When most people think of the Sydney Olympics in 2000 they think of the stadiums that were left empty and unused once the Olympics left town. When they think of Athens in 2004, they remember how shambolic it was. So understandably enough, the Olympic legacy is a matter of serious importance for the government. This means that improving the area will be high up the government’s agenda. Not to mention the fact that the London Olympic bid was won partly because the British organisers pledged to regenerate the area. Cameron reiterated this in his election manifesto, committing his party to the project and to more generally regenerating urban environments throughout the UK. He will no doubt have looked at the history of Canary Wharf, the improved property prices and the thousands of support jobs that were created in the deprived area surrounding it. He’ll be thinking that he can replicate this for the Olympic Park area. Savvy investors might be wise to invest in political paranoia.

Nobody wants to commute if they can help it, and much of East London is a short walk or cycle ride from an office in the Square Mile. For some City folk East London is still a relatively undiscovered part of town, so there is scope for development. Don’t forget City Airport either. London’s most civilised gateway is well connected to banking hotspots in Northern Europe and Switzerland, making it good for those whose work takes them there regularly -- also for those who decide that Geneva or Zug’s friendly tax laws appeal, but need to be in striking distance of the City. A number of hedge fund managers have already made the move and as the age of austerity continues more may follow. A swanky bolt-hole in East London could be a very appealing prospect indeed. And where bankers go, price-appreciation is sure to follow.

A decade ago Shoreditch and Hoxton became fashionable, with the opening of places like Lounge Lover, the Vibe Bar, Cargo, Cantaloupe, the Hoxton Pony and a whole host of others. These days the trendiest of the trendy might shake their heads at the influx of mainstream types and have packed up their record collections and ridden off on their fixed-gear vintage racing bicycles to pastures new (Stoke Newington, perhaps). But that just makes it all the riper for development, and all those bars, restaurants and clubs are more than willing to take the non-cool pound. The proximity of art galleries, most notably White Cube, also helps make the area a hub for culture as well as cocktails. When Crossrail opens the East and West Ends will be linked like never before.
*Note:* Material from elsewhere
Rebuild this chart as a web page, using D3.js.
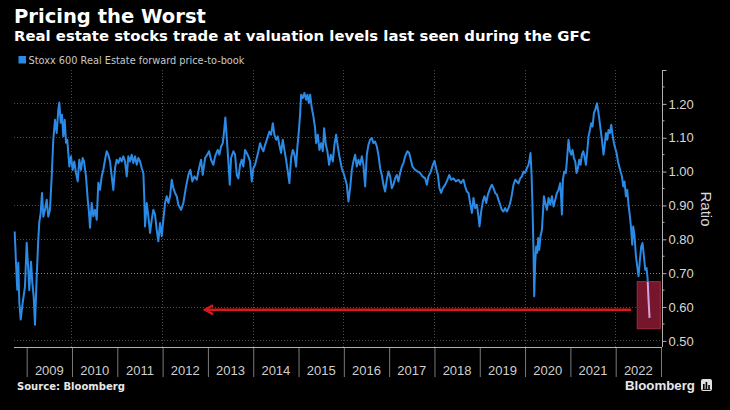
<!DOCTYPE html>
<html><head><meta charset="utf-8">
<script src="https://cdn.jsdelivr.net/npm/d3@7"></script>
<style>
html,body{margin:0;padding:0;background:#000;}
svg{display:block;}
</style></head><body>
<svg id="chart" width="730" height="410"></svg>
<script>
// ---- DATA ----
const dates = [
2008.735,2008.764,2008.792,2008.815,2008.837,2008.868,2008.912,2008.962,2009.000,2009.035,2009.057,2009.095,2009.124,2009.155,2009.183,2009.221,2009.256,2009.278,2009.309,2009.338,2009.367,2009.404,2009.442,2009.477,2009.514,2009.552,2009.587,2009.625,2009.662,2009.698,2009.720,2009.751,2009.779,2009.808,2009.839,2009.868,2009.896,2009.941,2009.978,
2010.016,2010.051,2010.089,2010.126,2010.161,2010.199,2010.236,2010.265,2010.309,2010.347,2010.376,2010.398,2010.435,2010.471,2010.508,2010.546,2010.581,2010.618,2010.656,2010.691,2010.729,2010.766,2010.802,2010.839,2010.877,2010.912,2010.950,2010.987,
2011.023,2011.060,2011.098,2011.133,2011.170,2011.208,2011.243,2011.281,2011.318,2011.354,2011.391,2011.429,2011.464,2011.502,2011.539,2011.575,2011.597,2011.612,2011.650,2011.685,2011.723,2011.760,2011.795,2011.833,2011.870,2011.906,2011.943,2011.981,
2012.016,2012.054,2012.091,2012.127,2012.164,2012.202,2012.237,2012.274,2012.312,2012.347,2012.407,2012.458,2012.511,2012.568,2012.612,2012.656,2012.701,2012.754,2012.804,2012.849,2012.886,2012.937,2012.988,
2013.025,2013.069,2013.120,2013.158,2013.217,2013.253,2013.290,2013.328,2013.356,2013.385,2013.416,2013.451,2013.482,2013.511,2013.562,2013.599,2013.637,2013.672,2013.710,2013.747,2013.782,2013.820,2013.857,2013.893,2013.930,2013.968,
2014.003,2014.041,2014.078,2014.114,2014.151,2014.189,2014.224,2014.262,2014.312,2014.357,2014.394,2014.432,2014.467,2014.505,2014.542,2014.577,2014.615,2014.652,2014.688,2014.725,2014.763,2014.798,2014.836,2014.873,2014.909,2014.946,2014.975,
2015.006,2015.034,2015.057,2015.094,2015.129,2015.167,2015.196,2015.227,2015.256,2015.293,2015.328,2015.366,2015.388,2015.426,2015.461,2015.499,2015.536,2015.565,2015.602,2015.637,2015.675,2015.712,2015.757,2015.792,2015.829,2015.867,2015.902,2015.955,
2016.006,2016.066,2016.101,2016.139,2016.176,2016.211,2016.249,2016.286,2016.322,2016.359,2016.397,2016.432,2016.470,2016.507,2016.543,2016.580,2016.618,2016.653,2016.690,2016.728,2016.763,2016.801,2016.838,2016.874,2016.911,2016.949,2016.984,
2017.022,2017.059,2017.094,2017.132,2017.169,2017.205,2017.242,2017.280,2017.315,2017.353,2017.403,2017.441,2017.478,2017.514,2017.574,2017.633,2017.684,2017.735,2017.794,2017.832,2017.867,2017.920,2017.964,
2018.000,2018.037,2018.075,2018.110,2018.148,2018.185,2018.236,2018.287,2018.325,2018.369,2018.420,2018.472,2018.530,2018.583,2018.640,2018.678,2018.715,2018.751,2018.788,2018.826,2018.861,2018.899,2018.936,2018.971,2018.994,
2019.031,2019.069,2019.104,2019.142,2019.179,2019.230,2019.267,2019.303,2019.340,2019.378,2019.413,2019.450,2019.488,2019.523,2019.561,2019.598,2019.634,2019.671,2019.709,2019.744,2019.782,2019.819,2019.854,2019.892,2019.930,2019.965,
2020.003,2020.040,2020.075,2020.098,2020.120,2020.142,2020.164,2020.186,2020.201,2020.223,2020.245,2020.268,2020.290,2020.312,2020.341,2020.372,2020.394,2020.416,2020.445,2020.482,2020.518,2020.555,2020.593,2020.628,2020.665,2020.703,2020.738,2020.776,2020.798,2020.813,2020.835,2020.864,2020.901,2020.930,2020.959,2020.990,
2021.018,2021.047,2021.078,2021.107,2021.135,2021.166,2021.195,2021.224,2021.255,2021.283,2021.312,2021.343,2021.372,2021.400,2021.431,2021.460,2021.489,2021.520,2021.548,2021.586,2021.621,2021.659,2021.696,2021.731,2021.754,2021.784,2021.813,2021.842,2021.873,2021.902,2021.930,2021.961,2021.990,
2022.019,2022.050,2022.078,2022.107,2022.138,2022.167,2022.195,2022.226,2022.255,2022.283,2022.314,2022.343,2022.365,2022.387,2022.416,2022.447,2022.475,2022.504,2022.535,2022.564,2022.592,2022.623,2022.652,2022.681,2022.703,2022.725,2022.747
];
const ratio = [
0.823,0.731,0.651,0.731,0.613,0.563,0.613,0.660,0.790,0.710,0.650,0.734,0.672,0.630,0.548,0.690,0.800,0.850,0.878,0.937,0.867,0.887,0.917,0.867,0.887,0.985,1.094,1.153,1.114,1.182,1.204,1.144,1.168,1.104,1.153,1.085,1.094,1.015,1.045,
1.005,1.030,0.996,0.971,1.035,1.005,1.040,1.030,0.986,0.917,0.878,0.834,0.907,0.868,0.887,0.858,0.967,0.946,0.986,1.005,1.035,1.060,1.050,1.030,0.986,0.946,1.011,1.035,
1.025,1.040,1.030,1.045,1.030,0.986,1.045,1.030,1.050,1.025,1.045,1.020,1.040,1.030,1.010,0.995,0.917,0.838,0.907,0.868,0.819,0.858,0.887,0.873,0.828,0.794,0.848,0.809,
0.858,0.907,0.927,0.907,0.927,0.976,0.951,0.937,0.927,0.902,0.887,0.907,0.951,0.990,1.005,0.971,0.986,0.976,1.010,1.035,0.990,1.040,1.050,
1.060,1.035,1.020,1.045,1.064,1.050,1.074,1.084,1.118,1.160,1.099,1.030,0.961,1.040,1.060,1.050,0.990,0.980,1.020,1.035,1.015,1.064,1.055,1.045,1.030,0.971,
1.010,1.020,1.040,1.060,1.084,1.069,1.060,1.079,1.099,1.118,1.109,1.143,1.109,1.094,1.104,1.079,1.055,1.094,1.064,1.035,1.000,0.966,1.040,1.064,1.050,1.015,1.074,
1.118,1.168,1.227,1.217,1.232,1.212,1.227,1.202,1.227,1.187,1.163,1.128,1.084,1.109,1.064,1.084,1.060,1.128,1.079,1.060,1.020,1.050,1.030,1.079,1.109,1.074,1.045,1.010,
0.990,0.961,0.912,0.951,1.005,1.030,1.050,1.015,1.035,1.020,1.045,1.020,0.956,1.050,1.079,1.094,1.099,1.084,1.089,1.074,1.050,1.010,0.990,0.961,0.941,0.976,1.000,
0.986,0.951,0.961,0.980,0.990,0.971,0.996,1.015,1.025,1.045,1.060,1.055,1.035,1.015,1.005,1.000,0.996,0.986,0.980,0.961,0.986,1.000,1.020,
1.032,1.010,0.990,0.951,0.937,0.951,0.961,0.976,0.990,0.976,0.980,0.971,0.976,0.966,0.976,0.956,0.941,0.937,0.907,0.878,0.922,0.892,0.902,0.868,0.838,
0.882,0.912,0.927,0.907,0.932,0.951,0.961,0.951,0.937,0.932,0.917,0.902,0.887,0.882,0.892,0.882,0.892,0.907,0.932,0.961,0.976,0.970,0.965,0.980,0.986,1.000,
0.996,1.010,1.020,1.035,1.055,0.996,0.897,0.769,0.632,0.730,0.779,0.760,0.804,0.769,0.809,0.828,0.878,0.927,0.907,0.887,0.922,0.902,0.927,0.897,0.917,0.937,0.946,0.966,0.917,0.873,0.976,1.000,0.996,1.045,1.094,1.060,
1.050,1.064,1.040,1.030,0.996,1.010,1.035,1.020,1.050,1.060,1.045,1.020,1.060,1.104,1.123,1.143,1.133,1.173,1.182,1.202,1.173,1.133,1.094,1.050,1.074,1.114,1.094,1.123,1.114,1.138,1.109,1.084,1.069,
1.055,1.030,1.015,1.000,0.986,0.956,0.971,0.927,0.946,0.902,0.868,0.828,0.784,0.838,0.809,0.750,0.720,0.691,0.740,0.779,0.789,0.750,0.710,0.715,0.686,0.622,0.568
];
const yTicks = [0.5, 0.6, 0.7, 0.8, 0.9, 1.0, 1.1, 1.2, 1.3];
const yMinorTicks = [0.55, 0.65, 0.75, 0.85, 0.95, 1.05, 1.15, 1.25];
const yearTicks = [2009,2010,2011,2012,2013,2014,2015,2016,2017,2018,2019,2020,2021,2022,2023];
const yearLabels = ["2009","2010","2011","2012","2013","2014","2015","2016","2017","2018","2019","2020","2021","2022"];
const vGridYears = [2010, 2012, 2014, 2016, 2018, 2020, 2022];
const arrowDates = [2012.937, 2022.343];
const arrowValue = 0.592;
const boxDates = [2022.475, 2022.985];
const boxValues = [0.536, 0.675];

const titleText = "Pricing the Worst";
const subtitleText = "Real estate stocks trade at valuation levels last seen during the GFC";
const legendText = "Stoxx 600 Real Estate forward price-to-book";
const sourceText = "Source: Bloomberg";
const brandText = "Bloomberg";
const axisTitle = "Ratio";

// ---- LAYOUT ----
const svg = d3.select("#chart");
svg.append("rect").attr("width",730).attr("height",410).attr("fill","#000");
const L = 14, R = 661, T = 70, B = 347;
const x = d3.scaleLinear().domain([2008.72, 2023.0]).range([L, R]);
const y = d3.scaleLinear().domain([0.482, 1.30]).range([B, T]);

function fitText(sel, base, target){
  sel.attr("font-size", base);
  const w = sel.node().getComputedTextLength();
  sel.attr("font-size", (base*target/w).toFixed(2));
}

// title block
const title = svg.append("text").attr("x",14).attr("y",23).attr("fill","#fff")
  .attr("font-family","DejaVu Sans").attr("font-weight","bold").text(titleText);
fitText(title, 20, 192);
const sub = svg.append("text").attr("x",14).attr("y",41).attr("fill","#fff")
  .attr("font-family","DejaVu Sans").attr("font-weight","bold").text(subtitleText);
fitText(sub, 13, 577);
svg.append("rect").attr("x",18.5).attr("y",56).attr("width",7.5).attr("height",7.5).attr("fill","#2b8ae5");
const leg = svg.append("text").attr("x",28.5).attr("y",63.5).attr("fill","#c8c8c8")
  .attr("font-family","DejaVu Sans").text(legendText);
fitText(leg, 10, 216);

// grid
const grid = svg.append("g");
grid.selectAll("line.h").data(yTicks.filter(d=>d<1.25)).join("line")
  .attr("x1",L).attr("x2",R).attr("y1",d=>y(d)).attr("y2",d=>y(d))
  .attr("stroke",d=>Math.abs(d-0.7)<1e-6?"#8a8a8a":"#4a4a4a").attr("stroke-width",1)
  .attr("stroke-dasharray","1,2").attr("shape-rendering","crispEdges");
grid.selectAll("line.v").data(vGridYears).join("line")
  .attr("x1",d=>x(d)).attr("x2",d=>x(d)).attr("y1",T).attr("y2",B)
  .attr("stroke","#4a4a4a").attr("stroke-width",1)
  .attr("stroke-dasharray","1,2").attr("shape-rendering","crispEdges");

// bottom axis: year boundary ticks
const xAxis = d3.axisBottom(x).tickValues(yearTicks).tickSize(30).tickFormat("");
const gx = svg.append("g").attr("transform",`translate(0,${B})`).call(xAxis);
gx.select(".domain").remove();
gx.selectAll(".tick line").attr("stroke","#7a7a7a");
svg.append("line").attr("x1",L).attr("x2",R+1).attr("y1",B+0.5).attr("y2",B+0.5).attr("stroke","#b0b0b0");
svg.selectAll("text.yr").data(yearLabels).join("text").attr("class","yr")
  .attr("x",(d)=>x(+d+0.5)).attr("y",375).attr("text-anchor","middle")
  .attr("font-family","Liberation Sans, Arial, sans-serif").attr("font-size",13)
  .attr("fill","#cfcfcf").text(d=>d);

// right axis
const yAxis = d3.axisRight(y).tickValues(yTicks).tickSize(4)
  .tickFormat(d=> d>1.25 ? "" : d3.format(".2f")(d));
const gy = svg.append("g").attr("transform",`translate(${R+1.5},0)`).call(yAxis);
gy.select(".domain").attr("stroke","#b0b0b0").attr("d",`M0,${T}V${B}`);
gy.selectAll(".tick line").attr("stroke","#b0b0b0");
gy.selectAll(".tick text").attr("fill","#d8d8d8").attr("font-size",13)
  .attr("font-family","Liberation Sans, Arial, sans-serif").attr("x",6);
gy.selectAll("line.minor").data(yMinorTicks).join("line")
  .attr("x1",0).attr("x2",2).attr("y1",d=>y(d)).attr("y2",d=>y(d)).attr("stroke","#b0b0b0");
svg.append("text").attr("transform","translate(701,209) rotate(90)").attr("text-anchor","middle")
  .attr("font-family","Liberation Sans, Arial, sans-serif").attr("font-size",15)
  .attr("fill","#d8d8d8").text(axisTitle);

// series
const pts = dates.map((d,i)=>[d, ratio[i]]);
const lineGen = d3.line().x(d=>x(d[0])).y(d=>y(d[1]));
svg.append("path").datum(pts).attr("d",lineGen).attr("fill","none")
  .attr("stroke","#2b8ae5").attr("stroke-width",2).attr("stroke-linejoin","round");

// annotation: box
const bx = x(boxDates[0]), bw = x(boxDates[1]) - x(boxDates[0]);
const by = y(boxValues[1]), bh = y(boxValues[0]) - y(boxValues[1]);
svg.append("defs").append("clipPath").attr("id","boxclip")
  .append("rect").attr("x",bx).attr("y",by).attr("width",bw).attr("height",bh);
svg.append("rect").attr("x",bx).attr("y",by).attr("width",bw).attr("height",bh)
  .attr("fill","#801830").attr("fill-opacity",0.92).attr("stroke","#a3293f").attr("stroke-width",1);
svg.append("path").datum(pts).attr("d",lineGen).attr("fill","none").attr("clip-path","url(#boxclip)")
  .attr("stroke","#d6a3d8").attr("stroke-width",2);

// annotation: arrow
const ax0 = x(arrowDates[0]), ax1 = x(arrowDates[1]), ay = y(arrowValue);
svg.append("line").attr("x1",ax0+1).attr("x2",ax1).attr("y1",ay).attr("y2",ay)
  .attr("stroke","#d7191f").attr("stroke-width",2.5);
svg.append("path").attr("d",`M${ax0+8},${ay-4.5}L${ax0},${ay}L${ax0+8},${ay+4.5}`)
  .attr("fill","none").attr("stroke","#d7191f").attr("stroke-width",2.5);

// footer
const src = svg.append("text").attr("x",17).attr("y",390).attr("fill","#e8e8e8")
  .attr("font-family","DejaVu Sans").attr("font-weight","bold").text(sourceText);
fitText(src, 10, 108);
const brand = svg.append("text").attr("x",625).attr("y",390).attr("fill","#e8e8e8")
  .attr("font-family","Liberation Sans, Arial, sans-serif").attr("font-weight","bold").text(brandText);
fitText(brand, 14, 70);
const icon = svg.append("g").attr("transform","translate(701,379)");
icon.append("rect").attr("width",11).attr("height",12).attr("rx",2).attr("fill","#e0e0e0");
icon.selectAll("rect.bar").data([[2,5,1.6,5],[4.6,3,1.6,7],[7.2,6,1.6,4]]).join("rect")
  .attr("x",d=>d[0]).attr("y",d=>d[1]).attr("width",d=>d[2]).attr("height",d=>d[3]).attr("fill","#000");
icon.append("rect").attr("x",1.5).attr("y",10).attr("width",8).attr("height",0.9).attr("fill","#000");
</script>
</body></html>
In 1981 Margaret Thatcher announced that the London Dockland’s area around Canary Wharf would become a financial centre. Its aim was to regenerate eight square miles of docks that had been in decline since 1950. The property prices in and surrounding the area have rocketed in value. The graph (left) shows this and demonstrates how quickly the prices have recovered since the downturn. When Thatcher opened the premise she said: “ 10 years ago, it would not have been possible even to think in such bold, ambitious terms” – maybe in ten years, Cameron will say something similar about the British Silicon Valley.
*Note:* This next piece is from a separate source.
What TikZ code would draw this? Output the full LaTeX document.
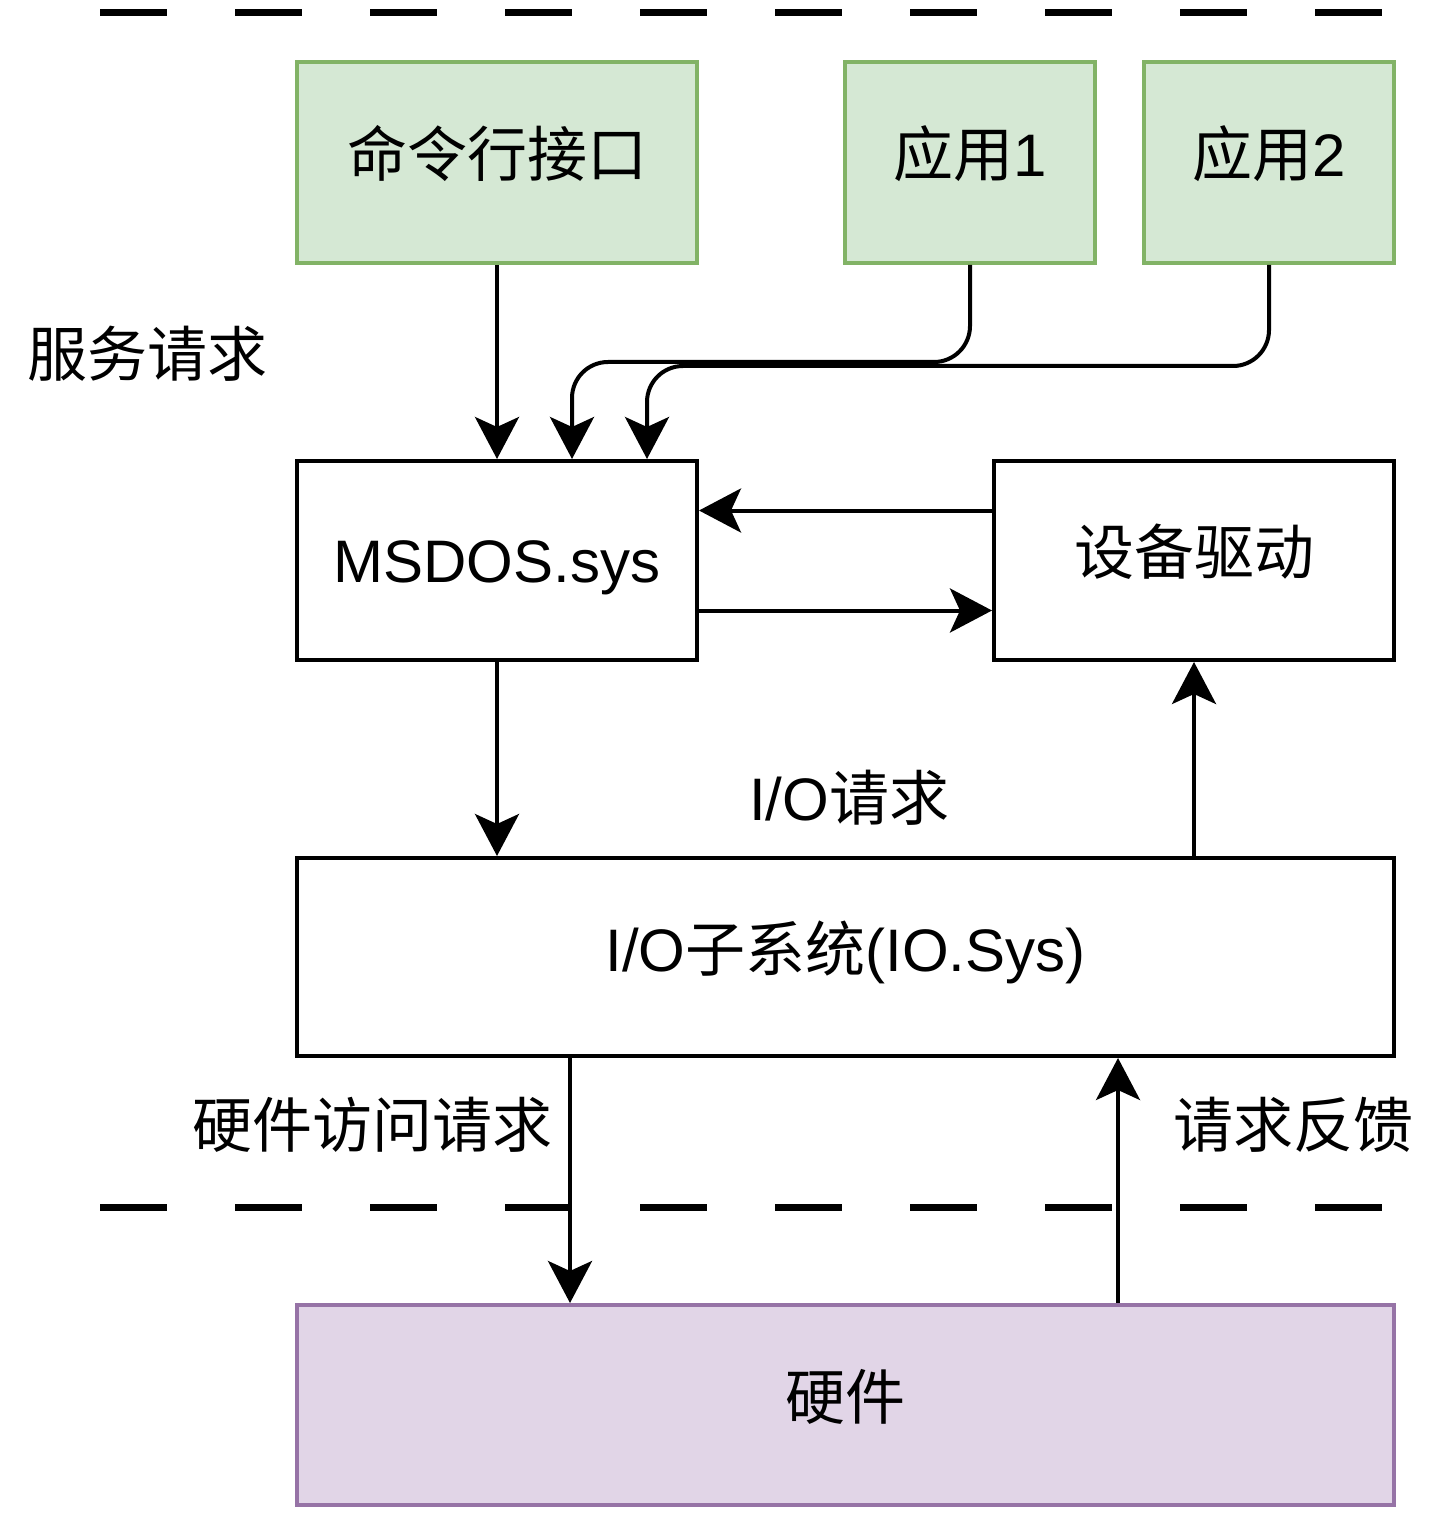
\documentclass[tikz,border=0pt]{standalone}
\usepackage{fontspec}
\setmainfont{Liberation Sans}
\newfontfamily\cjk{Noto Sans CJK SC}
\usetikzlibrary{arrows.meta,calc}
\definecolor{gfill}{HTML}{D5E8D4}
\definecolor{gline}{HTML}{82B366}
\definecolor{pfill}{HTML}{E1D5E7}
\definecolor{pline}{HTML}{9673A6}
\tikzset{
  box/.style={draw=black, line width=2pt, inner sep=0pt, text height=14.3pt, text depth=0pt,
    font=\fontsize{30pt}{35pt}\selectfont},
  latinbox/.style={box, text height=21.5pt},
  gbox/.style={box, draw=gline, fill=gfill},
  pbox/.style={box, draw=pline, fill=pfill},
  lbl/.style={inner sep=0pt, text height=22.8pt, text depth=0pt, font=\fontsize{30pt}{35pt}\selectfont},
  arr/.style={line width=2pt, -{Stealth[length=21pt, width=22pt, inset=5pt]}},
  sepline/.style={line width=3.5pt, dash pattern=on 33.5pt off 34pt}
}
\begin{document}
\begin{tikzpicture}[x=0.5pt, y=-0.5pt]
\useasboundingbox (0,0) rectangle (1440,1518);
% separators
\coordinate (t1) at (100,13);
\coordinate (t2) at (1382,13);
\coordinate (b1) at (100,1207);
\coordinate (b2) at (1382,1207);
\draw[sepline] (t1) -- (t2);
\draw[sepline] (b1) -- (b2);
% boxes
\node[gbox, minimum width=200pt, minimum height=100.5pt] (cmd) at (497,162.5) {\cjk 命令行接口};
\node[gbox, minimum width=125pt, minimum height=100.5pt] (app1) at (970,162.5) {{\cjk 应用}1};
\node[gbox, minimum width=125pt, minimum height=100.5pt] (app2) at (1269,162.5) {{\cjk 应用}2};
\node[latinbox, minimum width=200pt, minimum height=99.5pt] (msdos) at (497,560.5) {MSDOS.sys};
\node[box, minimum width=200pt, minimum height=99.5pt] (drv) at (1194,560.5) {\cjk 设备驱动};
\node[box, minimum width=548.5pt, minimum height=99pt] (io) at (845.5,957) {I/O{\cjk 子系统}(IO.Sys)};
\node[pbox, minimum width=548.5pt, minimum height=100pt] (hw) at (845.5,1405) {\cjk 硬件};
% labels
\node[lbl] (l1) at (147.5,353.5) {\cjk 服务请求};
\node[lbl] (l2) at (849,798) {I/O{\cjk 请求}};
\node[lbl] (l3) at (372,1125) {\cjk 硬件访问请求};
\node[lbl] (l4) at (1293,1125) {\cjk 请求反馈};
% connectors
\coordinate (m1) at ($(msdos.north)+(75,0)$);
\coordinate (m2) at ($(msdos.north)+(150,0)$);
\draw[arr] (cmd) -- (msdos);
\draw[arr, rounded corners=18pt] (app1.south) -- ++(0,97) -| (m1);
\draw[arr, rounded corners=18pt] (app2.south) -- ++(0,101) -| (m2);
\draw[arr] ($(drv.west)+(0,-50)$) -- ($(msdos.east)+(0,-50)$);
\draw[arr] ($(msdos.east)+(0,50)$) -- ($(drv.west)+(0,50)$);
\draw[arr] (msdos.south) -- (msdos.south |- io.north);
\draw[arr] (io.north -| drv.south) -- (drv.south);
\draw[arr] ($(io.south west)+(275,0)$) -- ($(hw.north west)+(275,0)$);
\draw[arr] ($(hw.north west)+(823,0)$) -- ($(io.south west)+(823,0)$);
\end{tikzpicture}
\end{document}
With property investment, people moving into an area spells profit since shops and bars follow suit. Not to mention that it’s reassuring to know that your investment is not too far off the wall. As you can see from the graph (left) the numbers of people and prices are picking up after the recession. It seems that buyers have started to cotton on to the area’s commuter potential, at least. Housing developers are also interested too. The developers Ballymore are rumoured to have plans for Hercules Wharf.